First Lines: “In this earthly life,” my father often said to me, “we move with real or willful blindness. But only one way leads to true darkness.”
When I saw that Anne Blankman was going to come out with a new book, I jumped on it. It didn’t matter what era it was over; it was a historical fiction and it was written by her. I wanted to try it. It was only later that I realized I know next to nothing about John Milton.
It’s been six years since Oliver Cromwell was overthrown and King Charles II took the throne. Life is returning to normal for most people…except for Elizabeth Milton. Daughter of the notorious poet John Milton, Elizabeth’s upbringing has been filled with sword fighting, foreign languages, and transcribing her father’s poems. When the King’s men come to arrest her father, Elizabeth scrambles to follow him and the mysterious clues he’s left that lead to a dangerous secret the King is trying to keep quiet. She’s accompanied on her journey by Antonio Viviani, her father’s mysterious Italian house guest. Antonio seems just as determined to protect her father as she is, but can she trust him? When Elizabeth and Antonio discover the secret, they have a choice: return to their normal lives or crack the code and potential destroy society as they know it…
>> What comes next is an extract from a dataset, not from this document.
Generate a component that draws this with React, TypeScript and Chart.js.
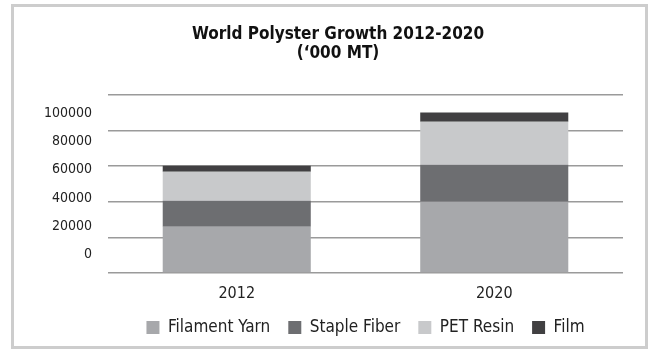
import React, { useEffect, useRef } from "react";
import { Chart, registerables } from "chart.js";

Chart.register(...registerables);

// ---- data ----
const categories = ["2012", "2020"];
const filamentYarn = [26000, 40000];
const stapleFiber = [14600, 20800];
const petResin = [16300, 24200];
const film = [3400, 5200];
const seriesNames = ["Filament Yarn", "Staple Fiber", "PET Resin", "Film"];
const yTickLabels = [0, 20000, 40000, 60000, 80000, 100000];
const titleLines = ["World Polyster Growth 2012-2020", "(\u2018000 MT)"];

// ---- styles ----
const seriesColors = ["#a7a8ab", "#6d6e71", "#c8c9cb", "#414042"];
const FONT = "'Liberation Sans Narrow', 'DejaVu Sans Condensed', 'Arial Narrow', sans-serif";
const TEXT = "#222222";

export default function App() {
  const ref = useRef<HTMLCanvasElement | null>(null);

  useEffect(() => {
    if (!ref.current) return;
    const seriesValues = [filamentYarn, stapleFiber, petResin, film];
    const chart = new Chart(ref.current, {
      type: "bar",
      data: {
        labels: categories,
        datasets: seriesNames.map((name, i) => ({
          label: name,
          data: seriesValues[i],
          backgroundColor: seriesColors[i],
          borderWidth: 0,
          barPercentage: 0.575,
          categoryPercentage: 1,
          yAxisID: "y",
        })),
      },
      options: {
        animation: false,
        responsive: false,
        devicePixelRatio: 1,
        layout: { padding: { left: 17, right: 0, top: 0, bottom: 0 } },
        plugins: {
          title: {
            display: true,
            text: titleLines,
            color: "#111111",
            font: { family: FONT, size: 17, weight: "bold", lineHeight: 1.12 },
            padding: { top: 18, bottom: 32 },
          },
          legend: {
            position: "bottom",
            fullSize: false,
            labels: {
              boxWidth: 13,
              boxHeight: 13,
              color: TEXT,
              font: { family: FONT, size: 17 },
              padding: 18,
            },
          },
          tooltip: { enabled: false },
        },
        scales: {
          x: {
            stacked: true,
            grid: { display: false, drawTicks: false },
            border: { display: false },
            ticks: { color: TEXT, font: { family: FONT, size: 16, lineHeight: 1 }, padding: 13 },
            afterFit: (s: any) => {
              s.height = 28;
            },
          },
          y: {
            stacked: true,
            position: "left",
            min: 0,
            max: 100000,
            ticks: { display: false, stepSize: 20000 },
            grid: { color: "#9a9a9a", lineWidth: 1.5, drawTicks: false },
            border: { display: false },
            afterFit: (s: any) => {
              s.width = 0;
            },
          },
          y2: {
            type: "linear",
            position: "left",
            min: -13333,
            max: 113121,
            grid: { display: false, drawTicks: false, tickLength: 0 },
            border: { display: false },
            afterBuildTicks: (s: any) => {
              s.ticks = yTickLabels.map((v) => ({ value: v }));
            },
            ticks: {
              color: TEXT,
              font: { family: FONT, size: 14 },
              padding: 16,
              callback: (v: any) => String(v),
            },
            afterFit: (s: any) => {
              s.width = 77;
            },
          },
          y3: {
            type: "linear",
            position: "right",
            min: 0,
            max: 1,
            grid: { display: false, drawTicks: false },
            border: { display: false },
            ticks: { display: false },
            afterFit: (s: any) => {
              s.width = 22;
            },
          },
        },
      } as any,
    });
    return () => chart.destroy();
  }, []);

  return (
    <div
      style={{
        position: "absolute",
        left: 11,
        top: 4,
        width: 637,
        height: 345,
        boxSizing: "border-box",
        border: "3px solid #cdcdcd",
        background: "#ffffff",
      }}
    >
      <canvas ref={ref} width={631} height={339} style={{ display: "block" }} />
    </div>
  );
}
I actually rather adored this. I thought the history was good and I felt like I was actually in the 1600s. I’m actually interested in British history, and there were pieces of what I had researched before that showed up here. Like there was a major event that happened in the year this story is set and I was just waiting for it to happen. It didn’t disappoint.
The history was really interesting. I liked learning about Puritan beliefs (as John Milton was a Puritan) but also about society at the time and the newest discoveries in “natural philosophy” (or what we now call science). It’s kind of funny how discoveries like the sun being the center of the universe was considered heresy, if not some form of treason. Today, it’s just totally accepted.
I thought the characters were great. Elizabeth is more of what we would call a tomboy now, but then she was just well-educated and perhaps a bit odd. Her sisters are obsessed with boys and working on their needlepoint whereas Elizabeth truly enjoys transcribing Paradise Lost for her blind father. Because of the secretive and mysterious nature of their mission, it’s really hard for her to know who she can trust and who she can’t. And that casts the most interesting shadow over the other characters.
The plot was full of twists that I didn’t see coming. Blankman does a good job of hiding the clues subtly throughout the book so that you don’t realize what’s happening until later. I actually enjoyed being blindsided by things right along with Elizabeth.
I’m actually a little surprised that there are so many people on Goodreads who aren’t finishing this book or hate it. Here’s what I think is going on: 1) this isn’t something they normally read, so it’s difficult for them to get into the story when there’s so much history right off the bat. Take those reviews with a grain of salt. 2) Some people find the characters a bit trite, that Elizabeth is too much of a feminist character, especially for her time. And I see that, I do, but that doesn’t stop me from liking her.
So really, I enjoyed this. I do want to see what they can possibly whip up for the sequel.